За этим мирным делом славист-дипломат рассказывал, как из-за них проиграли Вьетнамскую войну.
— Управление советскими МиГами, — объяснил он, — оказалось не по силам субтильным вьетнамцам. Поэтому перед боевыми вылетами русские летчики, надеясь подкрепить союзников, кормили их сибирскими пельменями.
Настоящий Вермонт начинался за пределами колледжа, с Зеленых гор, давших штату французское имя и неотразимую внешность. Она покорила меня еще тридцать лет назад, когда я приехал сюда, чтобы познакомиться с Сашей Соколовым. Вместо адреса он продиктовал пейзажную зарисовку.
В этих живописных краях такое случается. Лев Лосев, первый раз приглашая в гости, сбился с перечня дорог и выездов на рощи, ручьи и пригорки. Слушая его, я почувствовал себя Красной Шапочкой. Соколов, однако, был лаконичен: назвав гору, он велел добраться до ее вершины. Там я его и нашел. В палатке стояло полено и ведерко с парафином. Тут, глядя в угол, чтобы не отвлекаться горными видами, он и сочинял.

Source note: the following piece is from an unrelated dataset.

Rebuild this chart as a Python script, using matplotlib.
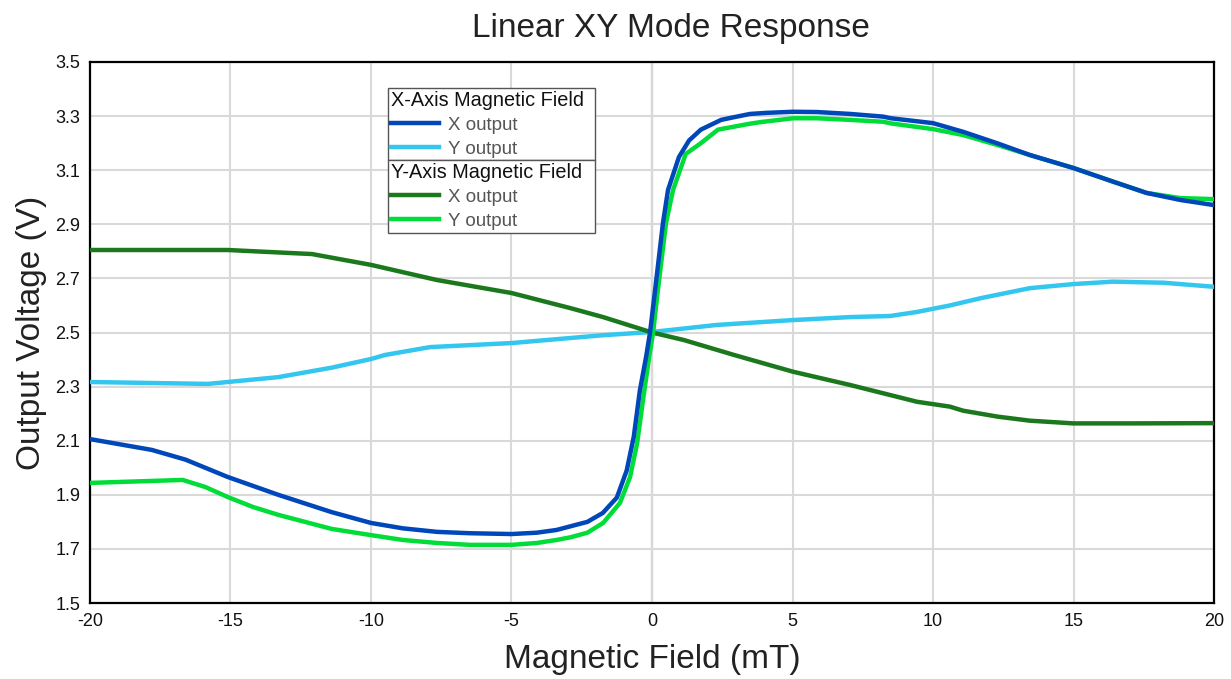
import matplotlib
matplotlib.use("Agg")
import matplotlib.pyplot as plt

plt.rcParams['font.family'] = ['Liberation Sans', 'DejaVu Sans']

# X-Axis Magnetic Field, X output
xf_x_x = [-20, -17.8, -16.6, -15.1, -13.3, -11.4, -10, -8.86, -7.65, -6.48, -5, -4.1, -3.4,
          -2.3, -1.75, -1.25, -0.9, -0.65, -0.43, -0.21, -0.07, 0.11, 0.39, 0.57, 0.96, 1.32,
          1.74, 2.46, 2.92, 3.49, 4.08, 5.02, 5.87, 7.05, 8.23, 8.5, 10, 11.07, 12.3, 13.45,
          15, 16.4, 17.6, 18.8, 20]
xf_x_y = [2.106, 2.066, 2.03, 1.966, 1.90, 1.836, 1.796, 1.776, 1.763, 1.758, 1.755, 1.76,
          1.77, 1.80, 1.833, 1.89, 1.99, 2.114, 2.287, 2.41, 2.5, 2.657, 2.905, 3.027, 3.149,
          3.21, 3.25, 3.286, 3.296, 3.308, 3.312, 3.316, 3.315, 3.308, 3.298, 3.292, 3.274,
          3.242, 3.199, 3.156, 3.108, 3.058, 3.016, 2.99, 2.971]

# X-Axis Magnetic Field, Y output
xf_y_x = [-20, -15.8, -13.3, -11.4, -10, -9.5, -7.9, -5, -1.74, 0, 2.31, 5.02, 7.05, 8.47,
          9.43, 10.6, 11.7, 13.45, 15, 16.4, 18.2, 20]
xf_y_y = [2.317, 2.31, 2.335, 2.37, 2.402, 2.417, 2.446, 2.461, 2.49, 2.502, 2.528, 2.546,
          2.557, 2.561, 2.576, 2.60, 2.627, 2.664, 2.679, 2.688, 2.684, 2.669]

# Y-Axis Magnetic Field, X output
yf_x_x = [-20, -15.1, -12.1, -10, -7.65, -5, -2.9, -1.74, 0, 1.14, 2.92, 5.02, 7.05, 9.43,
          10.6, 11.07, 12.3, 13.45, 15, 17, 20]
yf_x_y = [2.805, 2.805, 2.79, 2.75, 2.694, 2.646, 2.59, 2.557, 2.50, 2.472, 2.417, 2.355,
          2.306, 2.244, 2.226, 2.211, 2.189, 2.174, 2.164, 2.164, 2.165]

# Y-Axis Magnetic Field, Y output
yf_y_x = [-20, -16.7, -15.9, -15.1, -14.2, -13.3, -11.4, -10, -8.86, -7.65, -6.48, -5, -4.1,
          -3.4, -2.9, -2.3, -1.74, -1.14, -0.78, -0.53, -0.32, -0.1, 0.04, 0.21, 0.5, 0.75,
          1.2, 1.74, 2.35, 2.92, 3.49, 3.88, 5.02, 5.87, 7.05, 8.23, 8.5, 10, 11.07, 12.3,
          13.45, 15, 16.4, 17.6, 18.8, 20]
yf_y_y = [1.944, 1.955, 1.929, 1.892, 1.855, 1.826, 1.774, 1.751, 1.733, 1.722, 1.715, 1.715,
          1.722, 1.733, 1.743, 1.76, 1.796, 1.87, 1.966, 2.09, 2.25, 2.41, 2.5, 2.657, 2.905,
          3.027, 3.16, 3.2, 3.25, 3.261, 3.272, 3.278, 3.292, 3.292, 3.286, 3.279, 3.273,
          3.252, 3.23, 3.193, 3.156, 3.108, 3.058, 3.016, 2.997, 2.993]

x_ticks = [-20, -15, -10, -5, 0, 5, 10, 15, 20]
y_ticks = [1.5, 1.7, 1.9, 2.1, 2.3, 2.5, 2.7, 2.9, 3.1, 3.3, 3.5]

c_dblue = '#0047BA'
c_lblue = '#33C6EE'
c_dgreen = '#1C781C'
c_lgreen = '#00DD38'

fig = plt.figure(figsize=(12.31, 6.79), dpi=100)
ax = fig.add_axes([0.0731, 0.1119, 0.9131, 0.7968])

ax.set_xlim(-20, 20)
ax.set_ylim(1.5, 3.5)
ax.set_xticks(x_ticks)
ax.set_yticks(y_ticks)
ax.set_xticklabels([str(t) for t in x_ticks])
ax.set_yticklabels([f"{t:.1f}" for t in y_ticks])
ax.grid(True, color='#d9d9d9', linewidth=1.5, zorder=0)
ax.axvline(0, color='#b8b8b8', linewidth=1.6, zorder=1)
ax.tick_params(length=0, labelsize=13, pad=7, colors='#111111')
for s in ax.spines.values():
    s.set_linewidth(1.6)
    s.set_color('black')

lw = 3.2
l1, = ax.plot(xf_x_x, xf_x_y, color=c_dblue, lw=lw, zorder=5, solid_joinstyle='round')
l2, = ax.plot(xf_y_x, xf_y_y, color=c_lblue, lw=lw, zorder=3, solid_joinstyle='round')
l3, = ax.plot(yf_x_x, yf_x_y, color=c_dgreen, lw=lw, zorder=3, solid_joinstyle='round')
l4, = ax.plot(yf_y_x, yf_y_y, color=c_lgreen, lw=lw, zorder=4, solid_joinstyle='round')

ax.set_title("Linear XY Mode Response", fontsize=24, pad=18, color='#222222', x=0.5165)
ax.set_xlabel("Magnetic Field (mT)", fontsize=24, labelpad=10, color='#222222')
ax.set_ylabel("Output Voltage (V)", fontsize=24, labelpad=6, color='#222222')

def make_leg(handles, labels, title, y0):
    leg = ax.legend(handles, labels, title=title, loc='upper left',
                    bbox_to_anchor=(0.265, y0, 0.184, 0.0), mode='expand',
                    fontsize=13.5, title_fontsize=14.3, frameon=True, fancybox=False,
                    edgecolor='#555555', framealpha=1, borderpad=0.15, labelspacing=0.36,
                    handlelength=2.6, handletextpad=0.45, borderaxespad=0.0)
    leg._legend_box.align = 'left'
    leg.get_frame().set_linewidth(1.0)
    for t in leg.get_texts():
        t.set_color('#555555')
    leg.get_title().set_color('#111111')
    leg.set_zorder(10)
    return leg

leg1 = make_leg([l1, l2], ['X output', 'Y output'], 'X-Axis Magnetic Field', 0.952)
ax.add_artist(leg1)
fig.canvas.draw()
bb = leg1.get_window_extent().transformed(ax.transAxes.inverted())
leg2 = make_leg([l3, l4], ['X output', 'Y output'], 'Y-Axis Magnetic Field', bb.y0)

fig.savefig('out.png', dpi=100)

Соколова можно понять. Конкурируя с нашим вымыслом, Вермонт затягивает, завораживает и меняет сырую реальность на магическую. Я, например, встретил верблюда. Рифмуясь горбами с холмами, он, перепутав широту и континенты, безмятежно пасся в ущелье, словно в оазисе. Боясь, что мне не поверят, я предъявил фотографию местным.
— Верблюд среди овец, — объяснили мне, ничуть не удивившись, — все равно что танк в отаре: отпугивает койотов.
— А что тут делают перуанские ламы? — пристал я, вспомнив других вермонтских зверей.
— Они охраняют перуанских же альпак.
— Ну а те зачем?
— Как зачем? Вы видели альпак? У них ресницы, как у звезд немого кино. И они ими хлопают!
Усвоив урок, я внимательно смотрел по сторонам вертлявой дороги, с которой содрали асфальт, чтобы сделать ее еще более проселочной. У обочины стояли пара коров и пара людей. Грудастая тетка в шортах и дед с белой, как у Хоттабыча, бородой. Я чуть не свернул шею, пытаясь понять, то ли это состарившийся хиппи, то ли век не брившийся фермер (слово «крестьянин» в Америке употребляется только по отношению к иностранцам). Видимо, он имел отношение к открывшемуся за поворотом органическому малиннику, где я запасся воском и медом из спрятанных среди кустов ульев.
— Медведи не донимают? — вспомнив Винни-Пуха, спросил я хозяйку.